What bothered me the most was the deceptive way that he tries to draw readers (kids) into accepting these ideas. As I said, the first book was wonderful, just the kind of book young people would love. It gives them a great character and a fascinating world, it lures them in with what seem to be promising images like an ephemeral city in the sky that may hold the promise of mankind’s future and engaging spiritual themes like the nature of the soul and the importance of innocence and wonder, and then, once that young reader is taken in, they are suddenly led to believe that the Church is the cause of all suffering and men can only be free when they are liberated from the hand of its Authority (the title he often uses for God).

And make no mistake, Pullman’s railing against the Church is not merely between the lines, it’s explicit. Here’s a quote from the final book, The Amber Spyglass:

…all the history of human life has been a struggle between wisdom and stupidity…the rebel angels, the followers of wisdom, have always tried to open minds; the Authority and his churches have always tried to keep them closed.

Despite what I think about Pullman’s views though, I might have respected his work had he presented his ideas well, but he doesn’t. In the end he doesn’t even have the guts to do what he’s been aiming to for three entire books; instead of actually killing God, he lets him off easy and allows him to “become one with the universe” on his own. Then of course when all is said and done Pullman apparently realizes that in the absence of God there must be some other source of the Alethiometer’s objective truth and he has to explain that away in addition to dancing around the fact that there might be some other God-like being out there that was the original creator. I can’t even begin to explain the bizarre way he deals with death and the afterlife throughout most of the final book. Truly, the last two books of his trilogy are a complete mess, whether or not you agree with his worldview.

In the end Pullman comes off almost like an angry child, yelling at a parent that won’t give him exactly want he wants, in complete denial about what he actually needs. Here’s another quote from The Amber Spyglass:

…it was the sense that the whole universe was alive, and that everything was connected to everything else by threads of meaning. When she’d been a Christian, she had felt connected, too; but when she left the Church, she felt loose and free and light, in a universe without purpose.

And then had come the discovery of the Shadows and her journey into another world, and now this vivid night, and it was plain that everything was throbbing with purpose and meaning, but she was cut off from it. And it was impossible to find a connection, because there was no God.

This longing and emptiness the character feels isn’t something Pullman is able to answer to. Reading the book I often had the impression that indeed he knows the truth but refuses to admit it. How ironic. When I finally finished the series I was left feeling almost heartbroken for an author who seems completely unconvinced of his own beliefs. Pullman has said in interviews that he considers this series of books to be an answer to the worldview presented in C.S. Lewis’s Narnia books. He is more right than he knows, I think, and that is to his own detriment artistically and spiritually.
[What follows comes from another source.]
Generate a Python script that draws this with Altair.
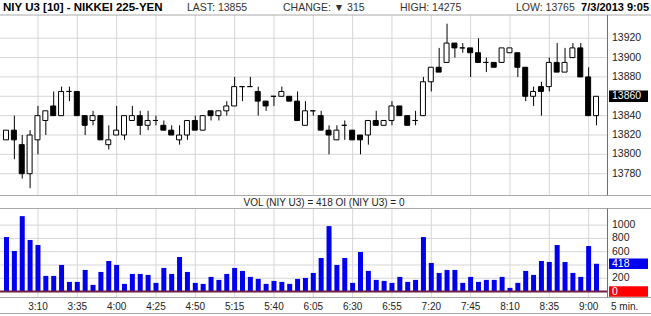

So what of the movie? I’m looking forward to seeing it. The first book was very well written and should translate wonderfully to the screen (although early reviews say otherwise). I cannot even imagine, however, how the rest of the series could translate to the screen, it lacks almost any dramatic structure, and once again, the truly troubling thing about it is that if the first film is good, it will entice people to watch the second, which is where it really gets into troubled water.

Would I recommend the books or movies to kids? Definitely not. I would recommend them to discerning adults though on the basis of being well-informed during the coming weeks when there are sure to be at least a few picket lines seen on the news. Frankly though, the books aren’t worth the time or energy of the people that are making a stink about them. Good art will rise to the top and it won’t take long for this body of work to settle on the bottom.